Equality Costs World Women's Day Is About More Than Wishing

by Glen Pearson

So how does this work again exactly? On this, World Women's Day 2017, the cry for full rights for women and girls has likely reached higher and farther than at any other time in history. It is becoming increasingly difficult to call for women's rights domestically without also stretching farther to make women's lives better globally. Consider just a few statistics from DoSomething.org:

  • Every 90 seconds, a woman dies during pregnancy or childbirth. Most of these deaths are preventable, but due to gender-based discrimination many women are not given the proper education or care they need.
  • As many as 1 in 4 women experience physical or sexual violence during pregnancy. Take a stand and collect cell phones to benefit domestic violence programs. Sign up for Cell Phones for Survivors.
  • Women make up 80% of all refugees and displaced people. Instruments of genocide such as sexual violence and rape are often directed at women and girls.
  • Women are seldom included in formal peace processes. Women are usually not represented among decision-makers and military leaders, the usual participants in these processes.
  • As of January 2012, women held 15.1% of all presiding officer posts in governments the world.
  • More than 16.4 million women in the world have HIV/AIDS.
  • The US government estimates that 600,000 to 800,000 victims (mostly women and children) are trafficked globally each year, and 14,500 to 17,500 are trafficked into the US.
  • Women account for 70% of the population living in absolute poverty (on less than $1.00 a day).
  • Over 60 million girls worldwide are child brides, married before the age of 18.
  • 603 million women live in countries where domestic violence is not yet considered a crime.

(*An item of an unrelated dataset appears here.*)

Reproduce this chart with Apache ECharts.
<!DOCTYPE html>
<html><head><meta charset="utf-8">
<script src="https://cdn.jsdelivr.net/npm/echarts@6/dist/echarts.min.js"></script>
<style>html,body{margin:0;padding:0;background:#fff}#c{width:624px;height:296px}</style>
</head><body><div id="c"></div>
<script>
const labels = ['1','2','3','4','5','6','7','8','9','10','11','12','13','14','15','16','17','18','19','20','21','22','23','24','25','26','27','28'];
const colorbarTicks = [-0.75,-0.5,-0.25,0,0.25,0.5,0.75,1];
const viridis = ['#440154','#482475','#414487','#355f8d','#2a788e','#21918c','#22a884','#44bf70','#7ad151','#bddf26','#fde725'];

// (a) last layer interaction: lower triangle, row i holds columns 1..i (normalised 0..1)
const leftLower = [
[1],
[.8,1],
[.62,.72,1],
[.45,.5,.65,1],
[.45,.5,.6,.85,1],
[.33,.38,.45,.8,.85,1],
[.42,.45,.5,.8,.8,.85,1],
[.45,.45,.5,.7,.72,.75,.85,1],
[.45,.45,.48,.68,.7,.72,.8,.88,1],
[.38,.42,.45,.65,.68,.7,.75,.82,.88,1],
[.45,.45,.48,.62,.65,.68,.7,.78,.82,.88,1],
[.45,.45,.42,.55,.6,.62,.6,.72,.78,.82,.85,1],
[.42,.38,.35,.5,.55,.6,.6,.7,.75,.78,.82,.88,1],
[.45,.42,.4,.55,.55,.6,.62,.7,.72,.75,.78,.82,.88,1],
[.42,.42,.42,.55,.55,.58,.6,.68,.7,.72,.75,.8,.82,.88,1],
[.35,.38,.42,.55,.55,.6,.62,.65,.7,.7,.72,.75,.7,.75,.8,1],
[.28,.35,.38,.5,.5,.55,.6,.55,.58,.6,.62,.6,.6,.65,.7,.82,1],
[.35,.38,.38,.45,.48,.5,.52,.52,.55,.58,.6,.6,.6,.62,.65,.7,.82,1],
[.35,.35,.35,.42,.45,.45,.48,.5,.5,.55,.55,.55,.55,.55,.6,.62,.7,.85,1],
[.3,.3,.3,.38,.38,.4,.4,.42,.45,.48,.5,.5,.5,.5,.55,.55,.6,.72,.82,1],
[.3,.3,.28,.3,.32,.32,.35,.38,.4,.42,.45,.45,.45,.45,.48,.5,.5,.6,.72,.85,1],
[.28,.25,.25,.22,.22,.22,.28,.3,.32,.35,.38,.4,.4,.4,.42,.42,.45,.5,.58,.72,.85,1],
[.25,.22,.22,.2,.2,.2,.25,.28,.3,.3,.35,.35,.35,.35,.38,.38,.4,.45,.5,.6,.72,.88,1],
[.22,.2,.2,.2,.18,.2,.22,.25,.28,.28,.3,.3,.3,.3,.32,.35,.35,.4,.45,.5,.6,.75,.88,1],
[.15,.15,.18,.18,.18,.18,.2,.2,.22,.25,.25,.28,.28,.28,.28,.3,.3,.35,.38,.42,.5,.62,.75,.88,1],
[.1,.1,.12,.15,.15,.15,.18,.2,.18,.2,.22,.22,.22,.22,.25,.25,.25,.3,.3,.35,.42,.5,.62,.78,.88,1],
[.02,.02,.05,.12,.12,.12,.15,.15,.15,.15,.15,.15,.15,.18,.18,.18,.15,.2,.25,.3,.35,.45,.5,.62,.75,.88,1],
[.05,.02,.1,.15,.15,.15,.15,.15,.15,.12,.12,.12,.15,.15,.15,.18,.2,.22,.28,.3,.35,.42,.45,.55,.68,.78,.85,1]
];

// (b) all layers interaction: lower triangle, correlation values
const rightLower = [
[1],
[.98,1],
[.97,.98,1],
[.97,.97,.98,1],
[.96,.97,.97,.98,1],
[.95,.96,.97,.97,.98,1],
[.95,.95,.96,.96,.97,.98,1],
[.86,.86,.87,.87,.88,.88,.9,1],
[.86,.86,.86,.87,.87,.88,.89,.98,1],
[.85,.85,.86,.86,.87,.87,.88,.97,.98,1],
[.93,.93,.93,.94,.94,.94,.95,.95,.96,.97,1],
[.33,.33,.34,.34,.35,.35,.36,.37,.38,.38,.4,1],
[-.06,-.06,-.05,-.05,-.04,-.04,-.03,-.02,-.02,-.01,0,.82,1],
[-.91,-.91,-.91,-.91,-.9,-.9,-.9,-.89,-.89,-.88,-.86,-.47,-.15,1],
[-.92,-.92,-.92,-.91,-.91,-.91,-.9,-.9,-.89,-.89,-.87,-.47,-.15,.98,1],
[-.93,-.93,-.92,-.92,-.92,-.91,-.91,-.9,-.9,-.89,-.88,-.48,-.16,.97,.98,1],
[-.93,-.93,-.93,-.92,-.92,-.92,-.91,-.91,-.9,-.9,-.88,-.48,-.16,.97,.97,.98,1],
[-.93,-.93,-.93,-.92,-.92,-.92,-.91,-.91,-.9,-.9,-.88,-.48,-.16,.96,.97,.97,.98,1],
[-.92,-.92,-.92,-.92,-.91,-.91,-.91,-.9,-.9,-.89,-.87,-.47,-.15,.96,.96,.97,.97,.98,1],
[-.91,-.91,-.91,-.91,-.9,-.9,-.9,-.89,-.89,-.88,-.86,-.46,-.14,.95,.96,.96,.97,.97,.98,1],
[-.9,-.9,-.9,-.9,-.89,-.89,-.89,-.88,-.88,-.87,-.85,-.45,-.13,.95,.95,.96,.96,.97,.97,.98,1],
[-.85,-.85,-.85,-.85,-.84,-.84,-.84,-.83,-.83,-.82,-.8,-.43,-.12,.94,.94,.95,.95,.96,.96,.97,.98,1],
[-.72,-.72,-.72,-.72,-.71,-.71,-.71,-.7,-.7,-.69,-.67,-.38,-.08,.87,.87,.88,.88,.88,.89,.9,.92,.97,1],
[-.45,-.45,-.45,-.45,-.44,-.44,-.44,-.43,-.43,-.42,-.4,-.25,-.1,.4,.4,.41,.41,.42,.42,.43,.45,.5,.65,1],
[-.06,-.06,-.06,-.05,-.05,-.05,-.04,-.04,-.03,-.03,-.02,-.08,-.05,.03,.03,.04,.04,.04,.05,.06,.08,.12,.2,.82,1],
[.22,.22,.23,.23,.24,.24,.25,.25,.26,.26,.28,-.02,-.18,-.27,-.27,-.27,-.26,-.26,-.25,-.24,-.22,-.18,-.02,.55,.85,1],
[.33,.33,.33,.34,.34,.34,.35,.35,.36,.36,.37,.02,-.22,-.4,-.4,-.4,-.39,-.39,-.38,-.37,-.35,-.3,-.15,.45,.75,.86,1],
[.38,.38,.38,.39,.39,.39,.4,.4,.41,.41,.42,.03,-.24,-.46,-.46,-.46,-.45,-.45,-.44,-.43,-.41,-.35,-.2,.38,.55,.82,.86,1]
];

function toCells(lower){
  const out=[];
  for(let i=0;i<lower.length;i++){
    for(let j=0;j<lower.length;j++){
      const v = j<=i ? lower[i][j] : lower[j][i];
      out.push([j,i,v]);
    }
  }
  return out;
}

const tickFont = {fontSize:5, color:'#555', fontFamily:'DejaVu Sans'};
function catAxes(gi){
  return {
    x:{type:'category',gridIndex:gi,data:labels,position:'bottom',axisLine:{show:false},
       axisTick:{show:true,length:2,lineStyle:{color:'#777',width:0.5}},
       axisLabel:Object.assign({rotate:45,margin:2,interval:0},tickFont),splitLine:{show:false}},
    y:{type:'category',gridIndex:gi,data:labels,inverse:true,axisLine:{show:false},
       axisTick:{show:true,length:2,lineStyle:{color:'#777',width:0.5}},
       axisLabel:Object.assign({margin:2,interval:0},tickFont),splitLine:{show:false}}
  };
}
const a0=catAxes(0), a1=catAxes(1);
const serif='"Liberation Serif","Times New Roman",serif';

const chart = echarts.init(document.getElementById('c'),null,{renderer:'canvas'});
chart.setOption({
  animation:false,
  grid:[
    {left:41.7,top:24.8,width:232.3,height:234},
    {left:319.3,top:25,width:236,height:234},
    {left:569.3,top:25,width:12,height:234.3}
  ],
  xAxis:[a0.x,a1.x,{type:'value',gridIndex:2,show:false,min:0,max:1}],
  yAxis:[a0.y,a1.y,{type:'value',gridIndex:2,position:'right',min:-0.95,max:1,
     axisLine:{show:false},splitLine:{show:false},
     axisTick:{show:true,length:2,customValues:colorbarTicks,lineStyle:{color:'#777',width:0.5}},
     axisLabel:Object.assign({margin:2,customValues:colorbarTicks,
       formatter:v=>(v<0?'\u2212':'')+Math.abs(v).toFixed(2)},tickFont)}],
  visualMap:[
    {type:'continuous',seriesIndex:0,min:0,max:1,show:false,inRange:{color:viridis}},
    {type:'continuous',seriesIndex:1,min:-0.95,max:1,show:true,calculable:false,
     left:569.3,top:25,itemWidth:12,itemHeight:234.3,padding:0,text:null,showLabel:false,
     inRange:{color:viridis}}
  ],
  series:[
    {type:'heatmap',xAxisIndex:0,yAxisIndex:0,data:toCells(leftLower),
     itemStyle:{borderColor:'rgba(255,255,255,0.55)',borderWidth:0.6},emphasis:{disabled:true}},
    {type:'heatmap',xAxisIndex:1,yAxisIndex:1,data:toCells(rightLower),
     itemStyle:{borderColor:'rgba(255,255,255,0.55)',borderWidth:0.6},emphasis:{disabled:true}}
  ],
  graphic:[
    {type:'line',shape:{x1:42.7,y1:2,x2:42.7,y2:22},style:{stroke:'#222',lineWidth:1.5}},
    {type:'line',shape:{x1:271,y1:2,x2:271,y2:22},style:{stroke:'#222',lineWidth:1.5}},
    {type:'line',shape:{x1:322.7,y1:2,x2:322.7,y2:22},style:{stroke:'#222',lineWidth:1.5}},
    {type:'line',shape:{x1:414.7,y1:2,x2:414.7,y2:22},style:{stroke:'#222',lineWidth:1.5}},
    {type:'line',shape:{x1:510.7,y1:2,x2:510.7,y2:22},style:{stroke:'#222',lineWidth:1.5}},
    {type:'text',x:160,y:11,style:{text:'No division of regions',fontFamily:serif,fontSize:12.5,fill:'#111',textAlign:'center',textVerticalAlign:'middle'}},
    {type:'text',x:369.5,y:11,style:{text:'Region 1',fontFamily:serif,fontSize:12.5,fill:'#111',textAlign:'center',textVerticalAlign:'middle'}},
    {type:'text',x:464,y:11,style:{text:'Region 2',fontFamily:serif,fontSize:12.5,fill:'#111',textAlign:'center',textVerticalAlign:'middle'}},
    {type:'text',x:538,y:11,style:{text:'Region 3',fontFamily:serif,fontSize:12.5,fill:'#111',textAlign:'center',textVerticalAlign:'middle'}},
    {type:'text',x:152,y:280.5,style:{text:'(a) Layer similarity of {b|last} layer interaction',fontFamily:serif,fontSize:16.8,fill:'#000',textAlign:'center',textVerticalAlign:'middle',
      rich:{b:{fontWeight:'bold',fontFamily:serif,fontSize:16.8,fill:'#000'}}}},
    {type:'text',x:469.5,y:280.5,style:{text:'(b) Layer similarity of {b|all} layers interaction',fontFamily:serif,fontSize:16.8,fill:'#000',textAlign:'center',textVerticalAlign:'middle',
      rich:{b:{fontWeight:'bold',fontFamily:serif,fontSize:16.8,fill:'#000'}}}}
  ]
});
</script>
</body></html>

It is now a reality that the will to do something regarding women's justice and equality is reaching farther than even last year. And yet the same time as this is happening, governments around the world are reducing foreign development spending - much of which has been specifically targeted at assisting women and girls across the globe.

Consider America, where President Trump has said he was sharply increase defence spending. Okay, but then he goes on to say that he will "sharply reduce" foreign aid spending. It's a mindless policy, devoid of mounds of recent data showing that investing in women's development - education, healthcare, land ownership, entrepreneurship, political empowerment, legal protections - leads to regions becoming safer and more secure. Anybody can figure that out, so why then are we walking away from women in challenging situations at the same as we celebrate them on this particular day?

Development funds don't just help women and their families; they also keep the peace, pull communities back from conflict, and open windows to new political possibilities. When John Kennedy was president, he made a well-publicized note of the reality that foreign aid, which today amounts to less than 1% of President Trump's budget, "is as important dollar for dollar as any expenditure for national defence itself."

We all get this truth. And since we do, one of our primary tasks as an enlightened civilization is to insist that our governments and citizens not only proclaim the right for women to better lives, but that we prioritize our commitment through investing in their condition. And it's not all about governments and citizens. Companies and corporations have to reduce their reliance on cheap labour - both at home and globally.

We can hope all we want, but hope costs, and it's time we started paying for true equality instead of just wishing for it. We are getting closer each year to comprehending that truth, but it will only set all of us free when we sacrifice for it.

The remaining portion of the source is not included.